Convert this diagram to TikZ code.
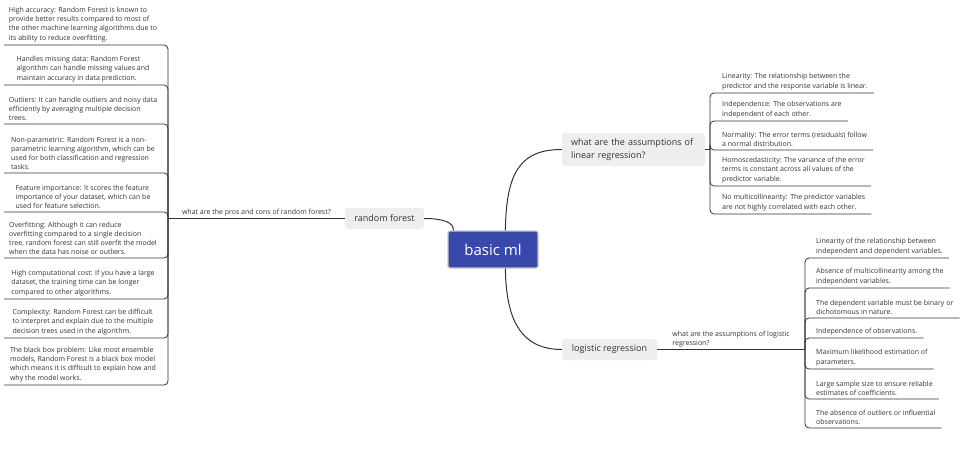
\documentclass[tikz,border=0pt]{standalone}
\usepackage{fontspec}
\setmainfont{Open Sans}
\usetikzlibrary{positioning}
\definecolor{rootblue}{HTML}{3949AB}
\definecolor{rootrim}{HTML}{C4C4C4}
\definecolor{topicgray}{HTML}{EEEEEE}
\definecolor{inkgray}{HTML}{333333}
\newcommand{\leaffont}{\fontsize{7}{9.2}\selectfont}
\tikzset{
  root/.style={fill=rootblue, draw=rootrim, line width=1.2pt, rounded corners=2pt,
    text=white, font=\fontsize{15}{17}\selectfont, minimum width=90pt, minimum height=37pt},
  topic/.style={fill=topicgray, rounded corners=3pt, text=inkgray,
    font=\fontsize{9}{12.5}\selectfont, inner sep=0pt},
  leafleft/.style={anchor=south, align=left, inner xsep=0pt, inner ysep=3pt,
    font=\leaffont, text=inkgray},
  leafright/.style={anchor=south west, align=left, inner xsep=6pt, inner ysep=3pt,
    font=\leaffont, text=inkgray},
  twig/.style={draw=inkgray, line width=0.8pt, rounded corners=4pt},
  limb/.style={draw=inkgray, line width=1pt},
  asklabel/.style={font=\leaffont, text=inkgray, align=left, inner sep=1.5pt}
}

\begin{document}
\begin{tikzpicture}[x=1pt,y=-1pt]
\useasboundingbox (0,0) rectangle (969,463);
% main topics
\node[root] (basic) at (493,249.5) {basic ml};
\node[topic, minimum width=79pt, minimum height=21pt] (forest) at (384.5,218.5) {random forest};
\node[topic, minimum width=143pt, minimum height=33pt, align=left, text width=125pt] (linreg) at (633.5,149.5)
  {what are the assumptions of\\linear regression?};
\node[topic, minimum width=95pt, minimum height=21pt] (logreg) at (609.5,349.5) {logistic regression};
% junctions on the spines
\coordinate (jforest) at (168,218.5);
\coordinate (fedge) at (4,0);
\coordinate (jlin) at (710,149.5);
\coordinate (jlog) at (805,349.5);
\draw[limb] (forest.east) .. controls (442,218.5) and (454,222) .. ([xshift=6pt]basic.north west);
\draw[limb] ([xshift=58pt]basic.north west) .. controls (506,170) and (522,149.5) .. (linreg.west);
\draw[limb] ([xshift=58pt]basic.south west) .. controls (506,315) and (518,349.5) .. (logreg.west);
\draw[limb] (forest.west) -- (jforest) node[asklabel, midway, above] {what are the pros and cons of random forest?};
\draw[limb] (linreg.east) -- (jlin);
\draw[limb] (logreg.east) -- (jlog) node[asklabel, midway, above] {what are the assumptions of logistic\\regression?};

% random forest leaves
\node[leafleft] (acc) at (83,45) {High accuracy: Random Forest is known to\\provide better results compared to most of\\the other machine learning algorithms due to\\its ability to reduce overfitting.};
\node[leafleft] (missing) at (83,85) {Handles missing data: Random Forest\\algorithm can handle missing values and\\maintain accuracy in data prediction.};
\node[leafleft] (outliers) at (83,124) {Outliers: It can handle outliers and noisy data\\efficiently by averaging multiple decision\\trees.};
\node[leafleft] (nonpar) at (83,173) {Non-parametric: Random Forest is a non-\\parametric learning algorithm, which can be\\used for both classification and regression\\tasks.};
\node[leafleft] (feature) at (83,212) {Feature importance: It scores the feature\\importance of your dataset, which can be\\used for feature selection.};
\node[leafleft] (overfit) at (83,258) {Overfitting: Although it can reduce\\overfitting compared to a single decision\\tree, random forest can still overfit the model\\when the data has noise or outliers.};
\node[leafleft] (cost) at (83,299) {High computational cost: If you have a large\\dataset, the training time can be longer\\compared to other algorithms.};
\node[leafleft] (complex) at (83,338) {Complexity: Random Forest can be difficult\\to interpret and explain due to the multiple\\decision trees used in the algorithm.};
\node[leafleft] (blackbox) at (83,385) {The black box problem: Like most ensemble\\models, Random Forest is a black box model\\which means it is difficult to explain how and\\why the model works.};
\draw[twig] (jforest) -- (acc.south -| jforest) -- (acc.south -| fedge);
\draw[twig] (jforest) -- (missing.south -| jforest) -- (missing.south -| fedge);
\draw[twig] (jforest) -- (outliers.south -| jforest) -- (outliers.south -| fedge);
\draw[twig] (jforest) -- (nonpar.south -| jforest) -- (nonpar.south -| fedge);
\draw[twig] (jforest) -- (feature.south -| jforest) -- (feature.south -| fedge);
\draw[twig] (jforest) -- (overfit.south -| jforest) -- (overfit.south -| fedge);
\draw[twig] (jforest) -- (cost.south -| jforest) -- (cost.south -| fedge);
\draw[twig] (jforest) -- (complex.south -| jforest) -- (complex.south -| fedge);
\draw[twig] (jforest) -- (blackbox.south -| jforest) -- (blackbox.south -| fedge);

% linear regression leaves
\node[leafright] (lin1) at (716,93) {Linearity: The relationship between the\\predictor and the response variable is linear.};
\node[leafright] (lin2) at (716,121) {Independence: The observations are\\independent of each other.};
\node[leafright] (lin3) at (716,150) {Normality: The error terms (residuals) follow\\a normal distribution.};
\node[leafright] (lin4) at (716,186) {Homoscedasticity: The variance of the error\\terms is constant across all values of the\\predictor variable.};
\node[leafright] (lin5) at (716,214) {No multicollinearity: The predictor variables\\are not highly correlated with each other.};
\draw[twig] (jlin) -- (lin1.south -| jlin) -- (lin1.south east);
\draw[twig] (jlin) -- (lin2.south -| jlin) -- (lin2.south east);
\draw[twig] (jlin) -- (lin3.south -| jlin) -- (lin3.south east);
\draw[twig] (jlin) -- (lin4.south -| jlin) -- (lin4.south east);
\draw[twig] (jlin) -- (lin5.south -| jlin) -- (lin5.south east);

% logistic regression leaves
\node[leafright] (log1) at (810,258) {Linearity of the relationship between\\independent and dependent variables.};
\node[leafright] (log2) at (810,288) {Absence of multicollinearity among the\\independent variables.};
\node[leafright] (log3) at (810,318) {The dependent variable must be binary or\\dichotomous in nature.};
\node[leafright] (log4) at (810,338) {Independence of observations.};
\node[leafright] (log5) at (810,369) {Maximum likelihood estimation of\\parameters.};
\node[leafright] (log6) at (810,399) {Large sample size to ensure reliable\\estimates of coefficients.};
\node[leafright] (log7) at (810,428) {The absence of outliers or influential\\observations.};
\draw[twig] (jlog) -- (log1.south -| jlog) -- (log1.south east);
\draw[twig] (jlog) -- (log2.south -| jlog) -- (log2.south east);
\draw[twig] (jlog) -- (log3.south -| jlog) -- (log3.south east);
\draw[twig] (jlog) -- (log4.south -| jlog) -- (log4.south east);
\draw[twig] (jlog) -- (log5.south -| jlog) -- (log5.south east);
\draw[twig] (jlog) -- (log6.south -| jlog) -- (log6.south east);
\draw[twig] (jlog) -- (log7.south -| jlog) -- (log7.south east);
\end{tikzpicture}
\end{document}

== Stated goal ==
Every line of the data should be copied as it stands, without the images.

== Task result ==
Convert this diagram to TikZ code.
\documentclass[tikz,border=0pt]{standalone}
\usepackage{fontspec}
\setmainfont{Open Sans}
\usetikzlibrary{positioning}
\definecolor{rootblue}{HTML}{3949AB}
\definecolor{rootrim}{HTML}{C4C4C4}
\definecolor{topicgray}{HTML}{EEEEEE}
\definecolor{inkgray}{HTML}{333333}
\newcommand{\leaffont}{\fontsize{7}{9.2}\selectfont}
\tikzset{
  root/.style={fill=rootblue, draw=rootrim, line width=1.2pt, rounded corners=2pt,
    text=white, font=\fontsize{15}{17}\selectfont, minimum width=90pt, minimum height=37pt},
  topic/.style={fill=topicgray, rounded corners=3pt, text=inkgray,
    font=\fontsize{9}{12.5}\selectfont, inner sep=0pt},
  leafleft/.style={anchor=south, align=left, inner xsep=0pt, inner ysep=3pt,
    font=\leaffont, text=inkgray},
  leafright/.style={anchor=south west, align=left, inner xsep=6pt, inner ysep=3pt,
    font=\leaffont, text=inkgray},
  twig/.style={draw=inkgray, line width=0.8pt, rounded corners=4pt},
  limb/.style={draw=inkgray, line width=1pt},
  asklabel/.style={font=\leaffont, text=inkgray, align=left, inner sep=1.5pt}
}

\begin{document}
\begin{tikzpicture}[x=1pt,y=-1pt]
\useasboundingbox (0,0) rectangle (969,463);
% main topics
\node[root] (basic) at (493,249.5) {basic ml};
\node[topic, minimum width=79pt, minimum height=21pt] (forest) at (384.5,218.5) {random forest};
\node[topic, minimum width=143pt, minimum height=33pt, align=left, text width=125pt] (linreg) at (633.5,149.5)
  {what are the assumptions of\\linear regression?};
\node[topic, minimum width=95pt, minimum height=21pt] (logreg) at (609.5,349.5) {logistic regression};
% junctions on the spines
\coordinate (jforest) at (168,218.5);
\coordinate (fedge) at (4,0);
\coordinate (jlin) at (710,149.5);
\coordinate (jlog) at (805,349.5);
\draw[limb] (forest.east) .. controls (442,218.5) and (454,222) .. ([xshift=6pt]basic.north west);
\draw[limb] ([xshift=58pt]basic.north west) .. controls (506,170) and (522,149.5) .. (linreg.west);
\draw[limb] ([xshift=58pt]basic.south west) .. controls (506,315) and (518,349.5) .. (logreg.west);
\draw[limb] (forest.west) -- (jforest) node[asklabel, midway, above] {what are the pros and cons of random forest?};
\draw[limb] (linreg.east) -- (jlin);
\draw[limb] (logreg.east) -- (jlog) node[asklabel, midway, above] {what are the assumptions of logistic\\regression?};

% random forest leaves
\node[leafleft] (acc) at (83,45) {High accuracy: Random Forest is known to\\provide better results compared to most of\\the other machine learning algorithms due to\\its ability to reduce overfitting.};
\node[leafleft] (missing) at (83,85) {Handles missing data: Random Forest\\algorithm can handle missing values and\\maintain accuracy in data prediction.};
\node[leafleft] (outliers) at (83,124) {Outliers: It can handle outliers and noisy data\\efficiently by averaging multiple decision\\trees.};
\node[leafleft] (nonpar) at (83,173) {Non-parametric: Random Forest is a non-\\parametric learning algorithm, which can be\\used for both classification and regression\\tasks.};
\node[leafleft] (feature) at (83,212) {Feature importance: It scores the feature\\importance of your dataset, which can be\\used for feature selection.};
\node[leafleft] (overfit) at (83,258) {Overfitting: Although it can reduce\\overfitting compared to a single decision\\tree, random forest can still overfit the model\\when the data has noise or outliers.};
\node[leafleft] (cost) at (83,299) {High computational cost: If you have a large\\dataset, the training time can be longer\\compared to other algorithms.};
\node[leafleft] (complex) at (83,338) {Complexity: Random Forest can be difficult\\to interpret and explain due to the multiple\\decision trees used in the algorithm.};
\node[leafleft] (blackbox) at (83,385) {The black box problem: Like most ensemble\\models, Random Forest is a black box model\\which means it is difficult to explain how and\\why the model works.};
\draw[twig] (jforest) -- (acc.south -| jforest) -- (acc.south -| fedge);
\draw[twig] (jforest) -- (missing.south -| jforest) -- (missing.south -| fedge);
\draw[twig] (jforest) -- (outliers.south -| jforest) -- (outliers.south -| fedge);
\draw[twig] (jforest) -- (nonpar.south -| jforest) -- (nonpar.south -| fedge);
\draw[twig] (jforest) -- (feature.south -| jforest) -- (feature.south -| fedge);
\draw[twig] (jforest) -- (overfit.south -| jforest) -- (overfit.south -| fedge);
\draw[twig] (jforest) -- (cost.south -| jforest) -- (cost.south -| fedge);
\draw[twig] (jforest) -- (complex.south -| jforest) -- (complex.south -| fedge);
\draw[twig] (jforest) -- (blackbox.south -| jforest) -- (blackbox.south -| fedge);

% linear regression leaves
\node[leafright] (lin1) at (716,93) {Linearity: The relationship between the\\predictor and the response variable is linear.};
\node[leafright] (lin2) at (716,121) {Independence: The observations are\\independent of each other.};
\node[leafright] (lin3) at (716,150) {Normality: The error terms (residuals) follow\\a normal distribution.};
\node[leafright] (lin4) at (716,186) {Homoscedasticity: The variance of the error\\terms is constant across all values of the\\predictor variable.};
\node[leafright] (lin5) at (716,214) {No multicollinearity: The predictor variables\\are not highly correlated with each other.};
\draw[twig] (jlin) -- (lin1.south -| jlin) -- (lin1.south east);
\draw[twig] (jlin) -- (lin2.south -| jlin) -- (lin2.south east);
\draw[twig] (jlin) -- (lin3.south -| jlin) -- (lin3.south east);
\draw[twig] (jlin) -- (lin4.south -| jlin) -- (lin4.south east);
\draw[twig] (jlin) -- (lin5.south -| jlin) -- (lin5.south east);

% logistic regression leaves
\node[leafright] (log1) at (810,258) {Linearity of the relationship between\\independent and dependent variables.};
\node[leafright] (log2) at (810,288) {Absence of multicollinearity among the\\independent variables.};
\node[leafright] (log3) at (810,318) {The dependent variable must be binary or\\dichotomous in nature.};
\node[leafright] (log4) at (810,338) {Independence of observations.};
\node[leafright] (log5) at (810,369) {Maximum likelihood estimation of\\parameters.};
\node[leafright] (log6) at (810,399) {Large sample size to ensure reliable\\estimates of coefficients.};
\node[leafright] (log7) at (810,428) {The absence of outliers or influential\\observations.};
\draw[twig] (jlog) -- (log1.south -| jlog) -- (log1.south east);
\draw[twig] (jlog) -- (log2.south -| jlog) -- (log2.south east);
\draw[twig] (jlog) -- (log3.south -| jlog) -- (log3.south east);
\draw[twig] (jlog) -- (log4.south -| jlog) -- (log4.south east);
\draw[twig] (jlog) -- (log5.south -| jlog) -- (log5.south east);
\draw[twig] (jlog) -- (log6.south -| jlog) -- (log6.south east);
\draw[twig] (jlog) -- (log7.south -| jlog) -- (log7.south east);
\end{tikzpicture}
\end{document}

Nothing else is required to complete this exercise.